- Date: 10–17 July
- Edition: 55th
- Category: International Series
- Draw: 32S / 16D
- Prize money: $600,000
- Surface: Clay / outdoor
- Location: Gstaad, Switzerland
- Venue: Roy Emerson Arena

Champions

Singles
- Àlex Corretja

Doubles
- Jiří Novák / David Rikl
- ← 1999 · Swiss Open · 2001 →

= 2000 UBS Open Gstaad =

The 2000 UBS Open Gstaad was a men's tennis tournament played on outdoor clay courts at the Roy Emerson Arena in Gstaad in Switzerland and was part of the International Series of the 2000 ATP Tour.

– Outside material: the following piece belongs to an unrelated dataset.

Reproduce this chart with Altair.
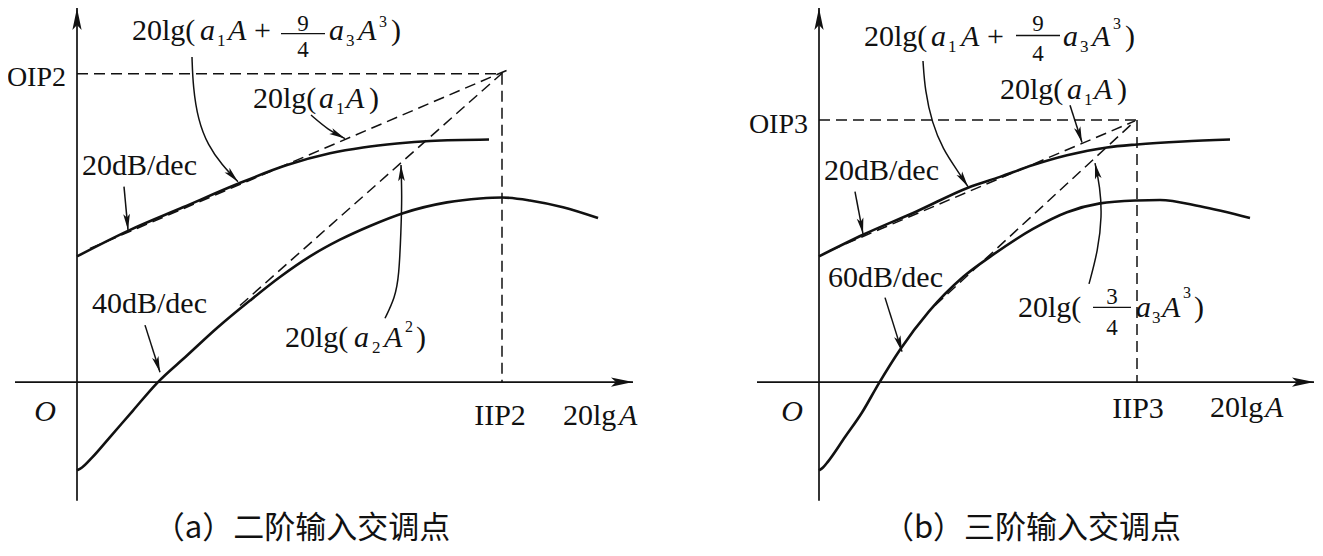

It was the 55th edition of the tournament and ran from 10 July until 17 July 2000. First-seeded Àlex Corretja won the singles title.

==Finals==
===Singles===

ESP Àlex Corretja defeated ARG Mariano Puerta 6–1, 6–3
- It was Corretja's 2nd singles title of the year and the 11th of his career.

===Doubles===

CZE Jiří Novák / CZE David Rikl defeated FRA Jérôme Golmard / GER Michael Kohlmann 3–6, 6–3, 6–4
- It was Novák's 2nd title of the year and the 11th of his career. It was Rikl's 2nd title of the year and the 17th of his career.